# [TASK REQUIREMENTS]
Starting at the first line of the listing below, retype each line up to and including the one that contains "var totalQ = [1748, 1717];". Leave pictures out.

# [RECORDS TO USE]
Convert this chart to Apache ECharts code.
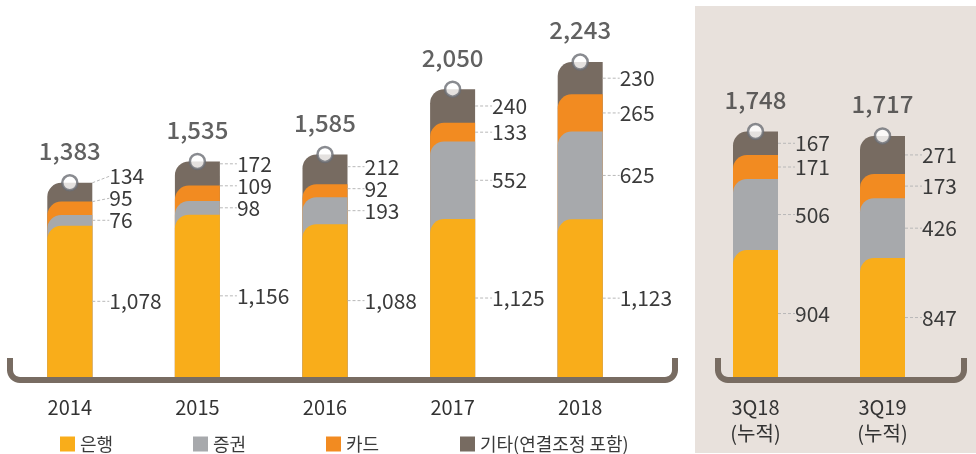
<!DOCTYPE html>
<html>
<head>
<meta charset="utf-8">
<script src="https://cdn.jsdelivr.net/npm/echarts@6/dist/echarts.min.js"></script>
<style>
  html, body { margin: 0; padding: 0; background: #fff; }
  #chart { width: 976px; height: 454px; }
</style>
</head>
<body>
<div id="chart"></div>
<script>
// 연도별 데이터
var years = ['2014', '2015', '2016', '2017', '2018'];
var bankY = [1078, 1156, 1088, 1125, 1123];
var secY = [76, 98, 193, 552, 625];
var cardY = [95, 109, 92, 133, 265];
var etcY = [134, 172, 212, 240, 230];
var totalY = [1383, 1535, 1585, 2050, 2243];

// 분기 누적 데이터
var quarters = ['3Q18\n(누적)', '3Q19\n(누적)'];
var bankQ = [904, 847];
var secQ = [506, 426];
var cardQ = [171, 173];
var etcQ = [167, 271];
var totalQ = [1748, 1717];

var names = ['은행', '증권', '카드', '기타(연결조정 포함)'];
var colors = ['#F9AD1A', '#A7A9AC', '#F28B21', '#776B61'];
var FONT = "'Noto Sans CJK KR', 'Noto Sans', sans-serif";
var GAP = 22;

function fmt(v) { return Number(v).toLocaleString('en-US'); }

// 아래 세그먼트부터 누적합
function cumulate(segs, k) {
  return segs[0].map(function (_, i) {
    var s = 0;
    for (var j = 0; j <= k; j++) s += segs[j][i];
    return s;
  });
}

// 라벨 겹침 방지 (카테고리별로 아래에서 위로 밀어 올림)
function makeLayout(segs, k) {
  return function (p) {
    var i = p.dataIndex, r = p.rect;
    var ppu = r.height / segs[k][i];
    var below = 0;
    for (var j = 0; j < k; j++) below += segs[j][i];
    var base = r.y + r.height + below * ppu;
    var ys = [], cum = 0;
    for (var j2 = 0; j2 < segs.length; j2++) {
      ys.push(base - (cum + segs[j2][i] / 2) * ppu);
      cum += segs[j2][i];
    }
    for (var m = 1; m < ys.length; m++) ys[m] = Math.min(ys[m], ys[m - 1] - GAP);
    return { x: r.x + r.width + 17, y: ys[k], align: 'left', verticalAlign: 'middle' };
  };
}

// 하단 괄호 모양 선 (양 끝이 위로 둥글게)
function bracket(x1, x2, yTop, yBot, rad) {
  var pts = [[x1, yTop], [x1, yBot - rad]];
  for (var a = 1; a <= 8; a++) {
    var t = Math.PI - (a / 8) * Math.PI / 2;
    pts.push([x1 + rad + rad * Math.cos(t), yBot - rad + rad * Math.sin(t)]);
  }
  pts.push([x2 - rad, yBot]);
  for (var b = 1; b <= 8; b++) {
    var t2 = Math.PI / 2 - (b / 8) * Math.PI / 2;
    pts.push([x2 - rad + rad * Math.cos(t2), yBot - rad + rad * Math.sin(t2)]);
  }
  pts.push([x2, yTop]);
  return {
    type: 'polyline', z: 1,
    shape: { points: pts },
    style: { fill: null, stroke: '#786C62', lineWidth: 6 }
  };
}

function buildSeries(segs, totals, axis) {
  var out = [];
  // 겹친 막대: 위 세그먼트가 아래까지 이어지고, 아래 세그먼트가 덮음
  for (var k = segs.length - 1; k >= 0; k--) {
    out.push({
      name: names[k],
      type: 'bar',
      xAxisIndex: axis, yAxisIndex: axis,
      barWidth: 45,
      barGap: '-100%',
      itemStyle: { color: colors[k], borderRadius: [14, 0, 0, 0] },
      data: cumulate(segs, k),
      z: 2
    });
  }
  // 투명 누적 막대: 값 라벨 + 점선
  for (var k2 = 0; k2 < segs.length; k2++) {
    out.push({
      name: 'lbl' + axis + k2,
      type: 'bar',
      stack: 'lbl' + axis,
      xAxisIndex: axis, yAxisIndex: axis,
      barWidth: 45,
      barGap: '-100%',
      itemStyle: { color: 'rgba(0,0,0,0)' },
      label: {
        show: true,
        position: 'right',
        formatter: function (p) { return fmt(p.value); },
        fontFamily: FONT,
        fontSize: 21,
        color: '#3a3a3a'
      },
      labelLine: { show: true, lineStyle: { color: '#b8b8b8', width: 1, type: [3, 2] } },
      labelLayout: makeLayout(segs, k2),
      data: segs[k2],
      z: 3
    });
  }
  // 합계 원 + 라벨
  out.push({
    type: 'scatter',
    xAxisIndex: axis, yAxisIndex: axis,
    symbol: 'circle',
    symbolSize: 15,
    itemStyle: { color: '#fff', borderColor: '#6b6e74', borderWidth: 2.5 },
    label: {
      show: true,
      position: 'top',
      distance: 11,
      formatter: function (p) { return fmt(p.value); },
      fontFamily: FONT,
      fontSize: 24,
      fontWeight: 500,
      color: '#3a3a3a'
    },
    data: totals,
    z: 5
  });
  return out;
}

var segsY = [bankY, secY, cardY, etcY];
var segsQ = [bankQ, secQ, cardQ, etcQ];

var legendX = [55, 188, 321, 455];
var legends = names.map(function (n, i) {
  return {
    data: [n],
    left: legendX[i],
    top: 430,
    icon: 'rect',
    itemWidth: 15,
    itemHeight: 15,
    itemGap: 10,
    selectedMode: false,
    textStyle: { fontFamily: FONT, fontSize: 18, color: '#3a3a3a' }
  };
});

var axisLabelStyle = { fontFamily: FONT, fontSize: 20, color: '#333', margin: 17, lineHeight: 26 };

var option = {
  animation: false,
  legend: legends,
  graphic: [
    { type: 'rect', z: 0, shape: { x: 695, y: 6, width: 281, height: 447 }, style: { fill: '#E8E1DC' } },
    bracket(10, 675, 358, 380, 10),
    bracket(718, 964, 358, 380, 10)
  ],
  grid: [
    { left: 6, width: 638, top: 40, bottom: 77 },
    { left: 692, width: 254, top: 40, bottom: 77 }
  ],
  xAxis: [
    { type: 'category', gridIndex: 0, data: years, axisLine: { show: false }, axisTick: { show: false }, axisLabel: axisLabelStyle },
    { type: 'category', gridIndex: 1, data: quarters, axisLine: { show: false }, axisTick: { show: false }, axisLabel: axisLabelStyle }
  ],
  yAxis: [
    { type: 'value', gridIndex: 0, min: 0, max: 2400, show: false, splitLine: { show: false } },
    { type: 'value', gridIndex: 1, min: 0, max: 2400, show: false, splitLine: { show: false } }
  ],
  series: buildSeries(segsY, totalY, 0).concat(buildSeries(segsQ, totalQ, 1))
};

var myChart = echarts.init(document.getElementById('chart'));
myChart.setOption(option);
window.onresize = function () { myChart.resize(); };
</script>
</body>
</html>
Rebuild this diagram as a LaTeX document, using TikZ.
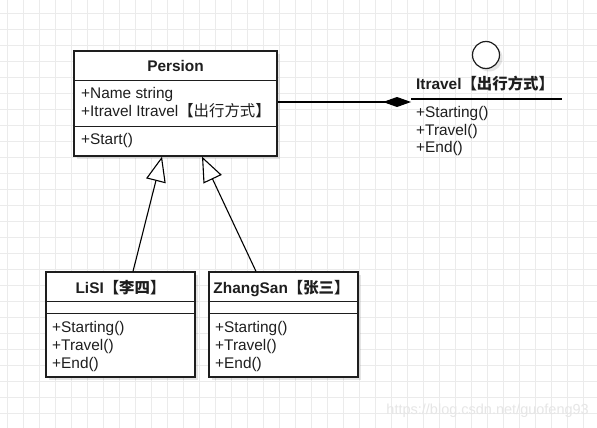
\documentclass[tikz,border=0pt]{standalone}
\usepackage{fontspec}
\setmainfont{Liberation Sans}
\newfontfamily\cjk{Noto Sans CJK SC}
\usetikzlibrary{arrows.meta,shadows}
\definecolor{gridc}{HTML}{EBEBEB}
\definecolor{linec}{HTML}{1E1E1E}
\definecolor{wmark}{HTML}{E6E6E6}
\tikzset{
  gridline/.style={draw=gridc, line width=0.9pt},
  shad/.style={drop shadow={shadow xshift=3pt, shadow yshift=-3pt, fill=black, opacity=0.10}},
  classbox/.style={draw=linec, line width=1.2pt, fill=white, inner sep=0, shad},
  sepline/.style={draw=linec, line width=1.2pt},
  txt/.style={inner sep=0, anchor=west, text height=11pt, text depth=3pt, text=linec,
              font=\fontsize{15.4}{18}\selectfont},
  ttl/.style={inner sep=0, text height=11pt, text depth=3pt, text=linec,
              font=\bfseries\fontsize{15.4}{18}\selectfont},
  conn/.style={draw=black, line width=1.1pt},
  inherit/.style={conn, -{Triangle[open, length=25pt, width=20pt, fill=white]}},
  compose/.style={conn, -{Diamond[length=28pt, width=10pt]}},
}
\begin{document}
\begin{tikzpicture}[x=1pt,y=-1pt]
\useasboundingbox (0,0) rectangle (597,428);
\fill[white] (0,0) rectangle (597,428);
% grid
\foreach \x in {7,23,...,599} \draw[gridline] (\x,0) -- (\x,428);
\foreach \y in {13,29,...,429} \draw[gridline] (0,\y) -- (597,\y);

% watermark
\node[inner sep=0, anchor=east, text=wmark, font=\fontsize{14.5}{17}\selectfont] (wm) at (589,411) {https://blog.csdn.net/guofeng93};

% Persion
\node[classbox, minimum width=203pt, minimum height=105pt] (persion) at (175.5,103.5) {};
\draw[sepline] ([yshift=-30pt]persion.north west) -- ([yshift=-30pt]persion.north east);
\draw[sepline] ([yshift=-76pt]persion.north west) -- ([yshift=-76pt]persion.north east);
\node[ttl] (ptitle) at (175.5,67.5) {Persion};
\node[txt] (pa1) at (81,94.5) {+Name string};
\node[txt] (pa2) at (81,112.5) {+Itravel Itravel{\cjk【出行方式】}};
\node[txt] (pm1) at (81,140.5) {+Start()};

% LiSI
\node[classbox, minimum width=149pt, minimum height=105pt] (lisi) at (120.5,324.5) {};
\draw[sepline] ([yshift=-30pt]lisi.north west) -- ([yshift=-30pt]lisi.north east);
\draw[sepline] ([yshift=-42pt]lisi.north west) -- ([yshift=-42pt]lisi.north east);
\node[ttl] (ltitle) at (120.5,289.5) {LiSI{\cjk【李四】}};
\node[txt] (lm1) at (52,328.5) {+Starting()};
\node[txt] (lm2) at (52,346.5) {+Travel()};
\node[txt] (lm3) at (52,364) {+End()};

% ZhangSan
\node[classbox, minimum width=149pt, minimum height=105pt] (zhang) at (283.5,324.5) {};
\draw[sepline] ([yshift=-30pt]zhang.north west) -- ([yshift=-30pt]zhang.north east);
\draw[sepline] ([yshift=-42pt]zhang.north west) -- ([yshift=-42pt]zhang.north east);
\node[ttl] (ztitle) at (281.5,289.5) {ZhangSan{\cjk【张三】}};
\node[txt] (zm1) at (215,328.5) {+Starting()};
\node[txt] (zm2) at (215,346.5) {+Travel()};
\node[txt] (zm3) at (215,364) {+End()};

% Itravel interface
\node[circle, draw=linec, line width=1.2pt, fill=white, minimum size=27pt, inner sep=0, shad] (icircle) at (486,55) {};
\node[ttl, anchor=west] (ititle) at (416,85.5) {Itravel{\cjk【出行方式】}};
\coordinate (itl) at (411,99);
\coordinate (itr) at (562,99);
\draw[conn, line width=1.3pt] (itl) -- (itr);
\node[txt] (im1) at (416,113.5) {+Starting()};
\node[txt] (im2) at (416,131) {+Travel()};
\node[txt] (im3) at (416,148.5) {+End()};
\coordinate (itconn) at (411,102);

% connectors
\draw[compose] ([yshift=1.5pt]persion.east) -- (itconn);
\draw[inherit] ([xshift=12.5pt]lisi.north) -- ([xshift=-13.5pt]persion.south);
\draw[inherit] ([xshift=-27.5pt]zhang.north) -- ([xshift=26.5pt]persion.south);
\end{tikzpicture}
\end{document}
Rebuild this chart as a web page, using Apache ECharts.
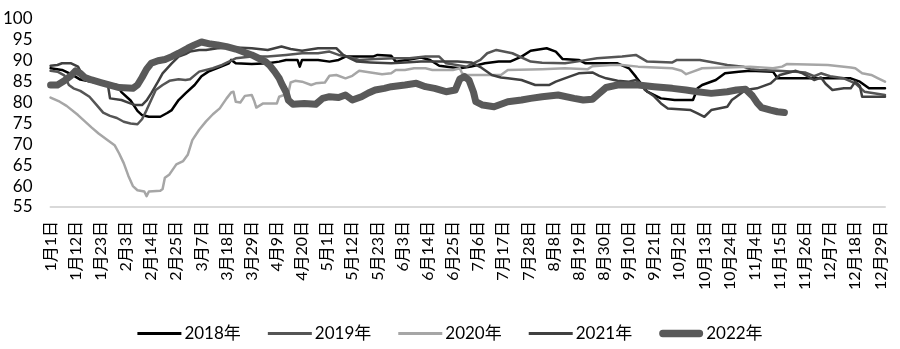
<!DOCTYPE html>
<html><head><meta charset="utf-8">
<script src="https://cdn.jsdelivr.net/npm/echarts@6/dist/echarts.min.js"></script>
<style>html,body{margin:0;padding:0;background:#fff}#c{width:900px;height:349px}</style>
</head><body><div id="c"></div>
<script>
// tick labels every 11 days (leap-year calendar, day index 0 = 1月1日)
const tickLabels = ["1月1日","1月12日","1月23日","2月3日","2月14日","2月25日","3月7日","3月18日","3月29日","4月9日","4月20日","5月1日","5月12日","5月23日","6月3日","6月14日","6月25日","7月6日","7月17日","7月28日","8月8日","8月19日","8月30日","9月10日","9月21日","10月2日","10月13日","10月24日","11月4日","11月15日","11月26日","12月7日","12月18日","12月29日"];
const yTicks = [55,60,65,70,75,80,85,90,95,100];
const seriesNames = ["2018年","2019年","2020年","2021年","2022年"];

// [day index, value]
const s2018 = [[0,88.2],[5,87.8],[9,86.8],[13,85.5],[18,85],[24,84.5],[29,84.2],[31,82.5],[35,80.5],[38,78],[40,77],[43,76.6],[48,76.6],[51,77.5],[53,78.2],[56,80.6],[59,82.2],[63,84.2],[66,86.3],[69,87.4],[74,88.5],[78,89.4],[79,90.2],[81,89.4],[88,89.2],[95,89.4],[100,89.8],[103,90.2],[108,90.2],[109,88.6],[110,90.2],[117,90.2],[122,89.8],[126,90.2],[129,91],[141,91],[143,91.4],[149,91.2],[151,89.8],[157,90.3],[162,90.8],[166,90.2],[170,88.8],[176,88.4],[179,88.2],[184,88.6],[190,89.4],[196,89.8],[201,89.8],[206,91],[210,92.4],[217,93],[221,92.2],[224,90.4],[231,90.2],[234,89.4],[248,89.4],[253,88.2],[256,86.2],[261,82.6],[267,81],[273,80.6],[281,80.6],[283,83.4],[285,84.2],[291,85.4],[295,87],[301,87.4],[306,87.6],[316,87.4],[318,85.8],[350,85.8],[354,85],[358,83.4],[365,83.4]];
const s2019 = [[0,87.6],[3,87.4],[6,86.5],[8,84.2],[10,83.4],[13,82.8],[17,81.4],[20,79.5],[23,77.6],[26,76.8],[29,76.3],[32,75.4],[35,75],[38,74.8],[40,76],[42,78.2],[44,80.6],[46,83],[49,84.2],[52,85.2],[56,85.6],[59,85.4],[61,85.6],[63,86.5],[65,87.4],[71,88.2],[75,89],[78,89.8],[81,90.6],[88,91],[95,91],[103,91.4],[110,91.8],[117,91.8],[122,92.2],[126,91.4],[130,91],[135,90.2],[142,90.4],[150,90.6],[157,90.6],[164,91],[170,91],[173,89.4],[182,88.6],[188,90.2],[191,91.8],[195,92.6],[202,91.8],[210,89.8],[215,89.5],[225,89.4],[230,89.8],[239,90.6],[250,91],[256,91.4],[261,89.8],[272,89.6],[274,90.2],[284,90.2],[290,89.6],[296,89],[303,88.6],[306,88],[310,87.8],[318,87.6],[326,87.4],[330,87.2],[334,86.3],[337,87],[341,86.3],[347,85.8],[352,84.6],[356,82.6],[365,81.8]];
const s2020 = [[0,81.2],[4,80.2],[7,79.2],[12,77],[15,75.5],[18,74],[21,72.6],[25,71],[28,69.8],[30,67.8],[32,65.5],[34,62.5],[36,60],[38,59],[41,58.7],[42,57.6],[43,58.7],[48,58.9],[49,59.3],[50,62],[52,62.8],[55,65.2],[58,66],[60,67.5],[62,71],[65,73.5],[68,75.5],[71,77.2],[74,78.6],[77,81],[79,82.4],[80,82.6],[81,80.2],[83,80],[85,81.6],[88,81.8],[89,80.5],[90,78.8],[93,79.8],[99,79.8],[100,81.4],[104,82.2],[105,84.8],[107,85.2],[110,85],[114,84.2],[116,84.6],[120,84.8],[122,86.4],[125,86.6],[129,85.8],[132,86.4],[135,87.6],[140,87.2],[145,86.8],[149,87],[151,87.8],[155,87.8],[159,88.2],[164,88.2],[167,87.8],[176,87.8],[179,88.2],[180,87],[182,86.6],[197,86.6],[200,87.8],[215,88],[225,88.2],[235,88],[237,88.7],[245,89],[250,89],[257,88.6],[272,88.2],[276,87.6],[278,86.8],[281,87.4],[285,88.2],[306,88.6],[316,88.2],[320,88.6],[322,89.2],[340,89],[350,88.4],[352,88.2],[355,87],[359,86.6],[362,85.8],[365,85]];
const s2021 = [[0,88.8],[3,89],[5,89.4],[9,89.4],[12,88.6],[14,86.5],[16,85.2],[20,84.8],[25,84.5],[26,81],[31,80.6],[34,80],[37,79.4],[40,79.4],[42,80.5],[44,82.2],[47,85],[49,87],[51,88.2],[53,89.4],[56,91],[59,91.6],[61,92.2],[65,92.6],[68,92.6],[73,93],[81,93.2],[88,93],[95,92.6],[101,93.4],[105,92.8],[110,92.4],[117,93],[121,93],[125,93],[128,91.4],[131,90.6],[134,89.8],[140,89.6],[149,89.4],[155,89.6],[162,89.8],[170,89.8],[178,89.8],[184,89.6],[188,88.5],[193,86.6],[197,86],[200,85.8],[206,85.4],[212,84.2],[218,84.2],[221,85],[227,86.2],[231,87],[237,87.2],[240,86.4],[243,85.8],[248,85.2],[253,85],[256,85.4],[258,84.6],[260,83],[264,81.5],[267,79.8],[270,78.6],[280,78.2],[283,77.4],[286,76.6],[289,78.2],[296,79],[298,80.6],[300,81.4],[304,83],[309,83.4],[315,84.6],[319,86.6],[326,87.6],[329,87],[334,85.4],[337,86],[339,84.5],[342,83],[347,83.4],[350,83.4],[352,85],[354,84],[355,81.4],[365,81.4]];
const s2022 = [[0,84.2],[3,84.2],[6,85.2],[9,86.5],[11,87.6],[13,87],[15,86],[18,85.4],[22,84.8],[26,84.2],[30,83.6],[36,83.4],[38,84.2],[40,86],[42,88],[44,89.4],[47,90],[50,90.3],[53,91],[56,91.8],[58,92.4],[60,93],[63,93.8],[66,94.5],[70,94],[73,93.8],[77,93.4],[81,92.8],[85,92],[88,91.4],[91,90.6],[94,89.8],[96,88.8],[98,87.4],[100,85.8],[101,84.6],[103,82.5],[104,80.6],[106,79.6],[111,79.8],[116,79.6],[119,81],[122,81.4],[126,81.2],[129,81.8],[132,80.6],[136,81.4],[139,82.3],[142,83],[146,83.4],[149,83.8],[155,84.2],[160,84.6],[164,83.8],[168,83.4],[173,82.6],[177,83],[179,85.6],[181,86.2],[183,85.4],[185,82.5],[186,80.2],[189,79.4],[194,79],[200,80.2],[206,80.6],[210,81],[215,81.4],[222,81.8],[229,81],[233,80.6],[237,80.8],[240,82.2],[243,83.6],[248,84.2],[257,84.2],[264,83.8],[272,83.4],[278,83],[283,82.6],[289,82.2],[296,82.6],[300,83],[304,83.2],[307,81.6],[309,80],[311,78.8],[315,78.2],[318,77.8],[321,77.6]];

const seriesData = [s2018, s2019, s2020, s2021, s2022];
const colors = ["#000000","#555555","#a6a6a6","#404040","#595959"];
const widths = [2.5,2.5,2.5,2.5,7];
const FONT = 'Lato, "Noto Sans CJK SC", sans-serif';
const thinIcon = 'path://M0,0L42,0L42,3L0,3Z';
const thickIcon = 'path://M3.5,0L38.5,0A3.5,3.5 0 0 1 38.5,7L3.5,7A3.5,3.5 0 0 1 3.5,0Z';

const chart = echarts.init(document.getElementById('c'), null, {renderer:'canvas'});
chart.setOption({
  animation:false,
  backgroundColor:'#fff',
  grid:{left:50,right:15,top:19,bottom:142,containLabel:false},
  legend:{
    data:seriesNames.map((n,i)=>({name:n, icon:(i===4?thickIcon:thinIcon)})),
    top:320, left:'center', itemGap:27, itemWidth:44, itemHeight:10,
    textStyle:{fontFamily:FONT,fontSize:17,color:'#000',padding:[0,0,0,-2]}
  },
  xAxis:{
    type:'value', min:0, max:365, interval:11,
    axisLine:{show:true,lineStyle:{color:'#d9d9d9',width:2}},
    axisTick:{show:false}, splitLine:{show:false},
    axisLabel:{
      rotate:90, margin:14, fontFamily:FONT, fontSize:16, color:'#000',
      showMaxLabel:false,
      formatter:function(v){ const i=Math.round(v/11); return (v%11===0 && tickLabels[i])?tickLabels[i]:''; }
    }
  },
  yAxis:{
    type:'value', min:yTicks[0], max:yTicks[yTicks.length-1], interval:5,
    axisLine:{show:false}, axisTick:{show:false}, splitLine:{show:false},
    axisLabel:{margin:18, fontFamily:FONT, fontSize:17, color:'#000'}
  },
  series: seriesNames.map((n,i)=>({
    name:n, type:'line', data:seriesData[i], showSymbol:false, symbol:'none',
    lineStyle:{color:colors[i], width:widths[i], cap:'round', join:'round'},
    itemStyle:{color:colors[i]}
  }))
});
</script></body></html>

# [OUTPUT FOR THIS TASK]
Convert this chart to Apache ECharts code.
<!DOCTYPE html>
<html>
<head>
<meta charset="utf-8">
<script src="https://cdn.jsdelivr.net/npm/echarts@6/dist/echarts.min.js"></script>
<style>
  html, body { margin: 0; padding: 0; background: #fff; }
  #chart { width: 976px; height: 454px; }
</style>
</head>
<body>
<div id="chart"></div>
<script>
// 연도별 데이터
var years = ['2014', '2015', '2016', '2017', '2018'];
var bankY = [1078, 1156, 1088, 1125, 1123];
var secY = [76, 98, 193, 552, 625];
var cardY = [95, 109, 92, 133, 265];
var etcY = [134, 172, 212, 240, 230];
var totalY = [1383, 1535, 1585, 2050, 2243];

// 분기 누적 데이터
var quarters = ['3Q18\n(누적)', '3Q19\n(누적)'];
var bankQ = [904, 847];
var secQ = [506, 426];
var cardQ = [171, 173];
var etcQ = [167, 271];
var totalQ = [1748, 1717];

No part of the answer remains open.